Partnership – A partnership is an agreement between two or more individuals to form a business. Partnerships rely on a partnership agreement to dictate the ownership percentage, income distribution, financial liability, roles, responsibilities, and operations. Profits and losses are distributed between partners based on the partnership agreement. Partnerships allow for flexibility with different members taking unique roles within the business. There are two forms of partnerships:
- General Partnership – All owners take responsibility for the profit and loss of the company.
- Limited Partnership – A limited partnership has at least one general partner who takes responsibility for all profit and loss of the company, and one limited partner. The limited partner is an investor that does not get involved with the day to day operation of the company. A limited partner is not liable for the debts of the company. Limited partnerships allow investors to invest in businesses without taking on any additional risk beyond the initial investment.
A partnership files taxes under each partner’s individual income tax return based on the partnership agreement. With both sole proprietorships and partnerships, the lifespan of the business is limited. The business is dissolved in the event that one of the owners die, additionally, the partnership agreement can limit the partnership to a set amount of time. Owners in a partnership can only sell their shares in the business with the consent of the partners. Both Sole proprietorships and partnerships have the advantage of not needing to file with the state government when forming the business. This removes the costs of filing an article of organization that LLC’s are required to file when forming a business. An additional benefit is that partnerships start immediately from the time that the agreement is made, as there is no need to wait for state approval.
Corporation – A corporation is a legal entity, this means that in regards to business matters a corporation can conduct business as an independent entity. This creates a separation between the owners and the corporation. A corporation is formed when the owners do the following: 1. Files articles of incorporation. 2. Appoint a board of directors. 3. Create bylaws. The article of incorporation is similar to the partnership agreement as it lays out the contract between the owners and the corporation. It states the name of the corporation, what type of business it operates, and where it is located. The contract issues shares of ownership to the shareholders of the corporation. Just as in the partnership agreement, the owners allocate shares of the company to each member based on the agreement. The bylaws are the responsibilities and roles of the members of the corporation. A board of directors is elected to take the place of the owners in the operation and management of the business. The board of directors is responsible for the major decisions of the corporation, ensuring that they meet the interests of the shareholders.

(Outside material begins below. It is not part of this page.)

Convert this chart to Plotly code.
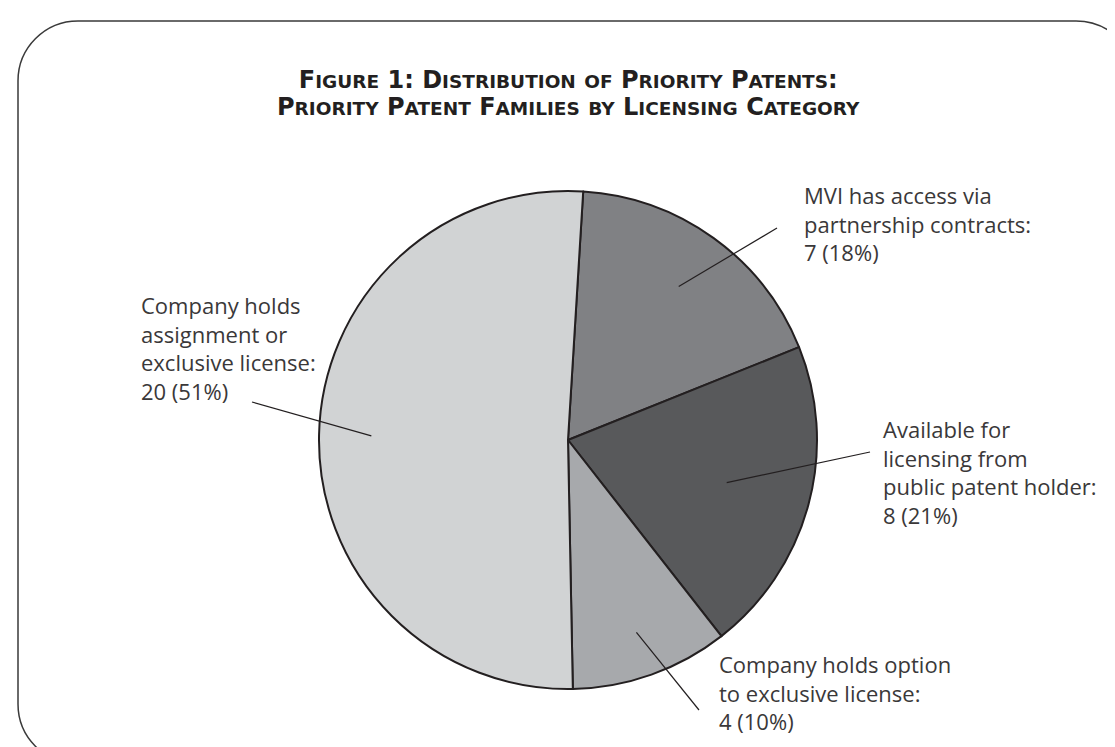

A corporation’s lifespan has no limit and can exist indefinitely, the corporation is its own entity and can conduct business fully independent from its owners. Unlike in partnerships, corporations do not dissolve in the event of the death of an owner. Being that corporations are their own entity they file taxes independent of the owners, they are subject to corporate tax rates that differ from personal tax rates. This separate tax creates double taxation, where the corporation pays taxes and then the owner pays taxes on the share of profits he receives. Owners are not liable for a corporation’s debts as it is a separate entity. Payments from a corporation’s profits are distributed to owners based on their percentage of ownership, these payments are referred to as dividends. The ownership of a corporation is referred to as shares or stock. There are two types of corporations in regards to ownership: close corporation, and a public corporation. Public corporations are corporations whose shares are sold openly to the public. Close corporations are corporations consisting of a closed group with a small number of owners who control all aspects of the company. Corporations can sell portions of the company to investors in order to raise funds, this gives them an added advantage over a partnership as there are multiple avenues to raise capital.
A hybrid of a corporation and a partnership is known as an LLC (limited liability company). An LLC has the benefit of a partnership with regards to taxes, as the company can file once under the owner’s personal income tax return. This removes the double taxation issue that corporations must pay. An LLC also has the benefit of limited liability that corporations enjoy, protecting the owners from incurring personal debts of the company.
Each form of business comes with pros and cons, an accountant should be consulted for an in-depth explanation when forming a company.